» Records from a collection
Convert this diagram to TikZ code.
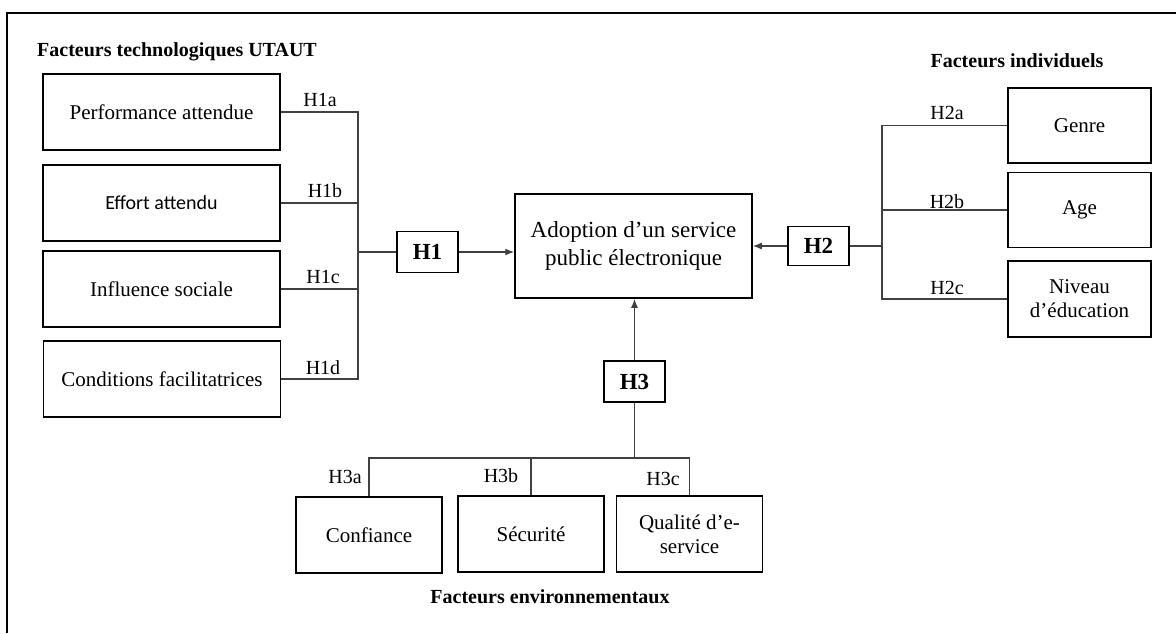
\documentclass[tikz,border=0pt]{standalone}
\usepackage{fontspec}
\setmainfont{Liberation Serif}
\newfontfamily\califont{Carlito}
\usetikzlibrary{arrows.meta}

\tikzset{
	facteur/.style={draw, line width=1.5pt, minimum width=237pt, minimum height=76pt, align=center, inner sep=0pt, font=\fontsize{21}{24}\selectfont},
	petit/.style={facteur, minimum width=146pt},
	hyp/.style={draw, line width=1.5pt, minimum width=61pt, minimum height=41pt, inner sep=0pt, font=\fontsize{23}{27}\selectfont\bfseries},
	lien/.style={line width=1.3pt, draw=black!75},
	fleche/.style={lien, -{Latex[length=9pt,width=7pt]}},
	etiq/.style={inner sep=0pt, font=\fontsize{20}{24}\selectfont},
	titre/.style={inner sep=0pt, font=\fontsize{20}{24}\selectfont\bfseries}
}

\begin{document}
\begin{tikzpicture}[x=1pt,y=-1pt]
						\useasboundingbox (0,0) rectangle (1176,633);
						\draw[line width=1.5pt] (7,633)--(7,13)--(1176,13);
						\node[titre, anchor=west] (ttech) at (37,52){Facteurs technologiques UTAUT};
						\node[titre] (tindiv) at (1017,61){Facteurs individuels};
						\node[titre] (tenv) at (550,597){Facteurs environnementaux};
						\node[facteur] (perf) at (161.5,112){Performance attendue};
						\node[facteur, font=\fontsize{20}{24}\califont] (effort) at (161.5,203){Effort attendu};
						\node[facteur] (infl) at (161.5,289){Influence sociale};
						\node[facteur] (cond) at (162,379){Conditions facilitatrices};
						\node[hyp] (h1) at (427.5,252){H1};
						\node[facteur, minimum height=104pt, font=\fontsize{23}{28}\selectfont] (adopt) at (633.5,246){Adoption d’un service\\public électronique};
						\node[hyp, minimum height=39pt] (h2) at (818.5,246){H2};
						\node[facteur, minimum width=143pt, minimum height=75pt] (genre) at (1079.5,125.5){Genre};
						\node[facteur, minimum width=143pt, minimum height=75pt] (age) at (1079.5,210){Age};
						\node[facteur, minimum width=143pt] (niveau) at (1079.5,299){Niveau\\d’éducation};
						\node[hyp] (h3) at (634.5,381.5){H3};
						\node[petit] (conf) at (369,535){Confiance};
						\node[petit] (secu) at (531,534){Sécurité};
						\node[petit] (qual) at (689.5,534){Qualité d’e-\\service};
						\coordinate (j1) at (358,252);
						\coordinate (j2) at (882,246);
						\coordinate (j3) at (634.5,458);
						\draw[lien] (perf.east)-|(j1);
						\draw[lien] (cond.east)-|(j1);
						\draw[lien] (effort.east)--(effort.east-|j1);
						\draw[lien] (infl.east)--(infl.east-|j1);
						\draw[lien] (j1)--(h1.west);
						\draw[fleche] (h1.east)--(adopt.west|-h1.east);
						\draw[lien] (genre.west)-|(j2);
						\draw[lien] (niveau.west)-|(j2);
						\draw[lien] (age.west)--(age.west-|j2);
						\draw[lien] (j2)--(h2.east);
						\draw[fleche] (h2.west)--(adopt.east|-h2.west);
						\draw[fleche] (h3.north)--(adopt.south-|h3.north);
						\draw[lien] (h3.south)--(j3);
						\draw[lien] (conf.north)|-(j3);
						\draw[lien] (secu.north)|-(j3);
						\draw[lien] (qual.north)|-(j3);
						\node[etiq] (h1a) at (320,100){H1a};
						\node[etiq] (h1b) at (325,191){H1b};
						\node[etiq] (h1c) at (323,277){H1c};
						\node[etiq] (h1d) at (323,368){H1d};
						\node[etiq] (h2a) at (947,113){H2a};
						\node[etiq] (h2b) at (947,202){H2b};
						\node[etiq] (h2c) at (947,288){H2c};
						\node[etiq] (h3a) at (345,477){H3a};
						\node[etiq] (h3b) at (501,476){H3b};
						\node[etiq] (h3c) at (663,479){H3c};
					\end{tikzpicture}
\end{document}
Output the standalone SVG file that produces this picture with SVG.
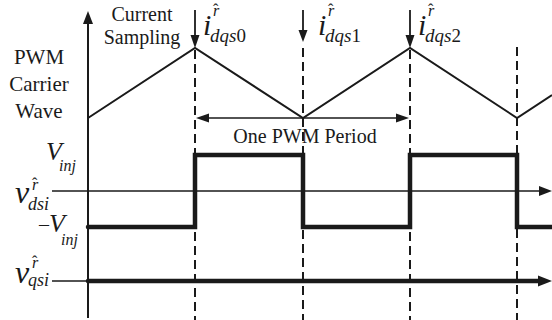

» WHAT TO DO
Each entry above should be reproduced exactly, with the pictures removed.

» RESPONSE
Convert this diagram to TikZ code.
\documentclass[tikz,border=0pt]{standalone}
\usepackage{fontspec}
\setmainfont{Liberation Serif}
\newfontfamily\califont{Carlito}
\usetikzlibrary{arrows.meta}

\tikzset{
	facteur/.style={draw, line width=1.5pt, minimum width=237pt, minimum height=76pt, align=center, inner sep=0pt, font=\fontsize{21}{24}\selectfont},
	petit/.style={facteur, minimum width=146pt},
	hyp/.style={draw, line width=1.5pt, minimum width=61pt, minimum height=41pt, inner sep=0pt, font=\fontsize{23}{27}\selectfont\bfseries},
	lien/.style={line width=1.3pt, draw=black!75},
	fleche/.style={lien, -{Latex[length=9pt,width=7pt]}},
	etiq/.style={inner sep=0pt, font=\fontsize{20}{24}\selectfont},
	titre/.style={inner sep=0pt, font=\fontsize{20}{24}\selectfont\bfseries}
}

\begin{document}
\begin{tikzpicture}[x=1pt,y=-1pt]
						\useasboundingbox (0,0) rectangle (1176,633);
						\draw[line width=1.5pt] (7,633)--(7,13)--(1176,13);
						\node[titre, anchor=west] (ttech) at (37,52){Facteurs technologiques UTAUT};
						\node[titre] (tindiv) at (1017,61){Facteurs individuels};
						\node[titre] (tenv) at (550,597){Facteurs environnementaux};
						\node[facteur] (perf) at (161.5,112){Performance attendue};
						\node[facteur, font=\fontsize{20}{24}\califont] (effort) at (161.5,203){Effort attendu};
						\node[facteur] (infl) at (161.5,289){Influence sociale};
						\node[facteur] (cond) at (162,379){Conditions facilitatrices};
						\node[hyp] (h1) at (427.5,252){H1};
						\node[facteur, minimum height=104pt, font=\fontsize{23}{28}\selectfont] (adopt) at (633.5,246){Adoption d’un service\\public électronique};
						\node[hyp, minimum height=39pt] (h2) at (818.5,246){H2};
						\node[facteur, minimum width=143pt, minimum height=75pt] (genre) at (1079.5,125.5){Genre};
						\node[facteur, minimum width=143pt, minimum height=75pt] (age) at (1079.5,210){Age};
						\node[facteur, minimum width=143pt] (niveau) at (1079.5,299){Niveau\\d’éducation};
						\node[hyp] (h3) at (634.5,381.5){H3};
						\node[petit] (conf) at (369,535){Confiance};
						\node[petit] (secu) at (531,534){Sécurité};
						\node[petit] (qual) at (689.5,534){Qualité d’e-\\service};
						\coordinate (j1) at (358,252);
						\coordinate (j2) at (882,246);
						\coordinate (j3) at (634.5,458);
						\draw[lien] (perf.east)-|(j1);
						\draw[lien] (cond.east)-|(j1);
						\draw[lien] (effort.east)--(effort.east-|j1);
						\draw[lien] (infl.east)--(infl.east-|j1);
						\draw[lien] (j1)--(h1.west);
						\draw[fleche] (h1.east)--(adopt.west|-h1.east);
						\draw[lien] (genre.west)-|(j2);
						\draw[lien] (niveau.west)-|(j2);
						\draw[lien] (age.west)--(age.west-|j2);
						\draw[lien] (j2)--(h2.east);
						\draw[fleche] (h2.west)--(adopt.east|-h2.west);
						\draw[fleche] (h3.north)--(adopt.south-|h3.north);
						\draw[lien] (h3.south)--(j3);
						\draw[lien] (conf.north)|-(j3);
						\draw[lien] (secu.north)|-(j3);
						\draw[lien] (qual.north)|-(j3);
						\node[etiq] (h1a) at (320,100){H1a};
						\node[etiq] (h1b) at (325,191){H1b};
						\node[etiq] (h1c) at (323,277){H1c};
						\node[etiq] (h1d) at (323,368){H1d};
						\node[etiq] (h2a) at (947,113){H2a};
						\node[etiq] (h2b) at (947,202){H2b};
						\node[etiq] (h2c) at (947,288){H2c};
						\node[etiq] (h3a) at (345,477){H3a};
						\node[etiq] (h3b) at (501,476){H3b};
						\node[etiq] (h3c) at (663,479){H3c};
					\end{tikzpicture}
\end{document}
Output the standalone SVG file that produces this picture with SVG.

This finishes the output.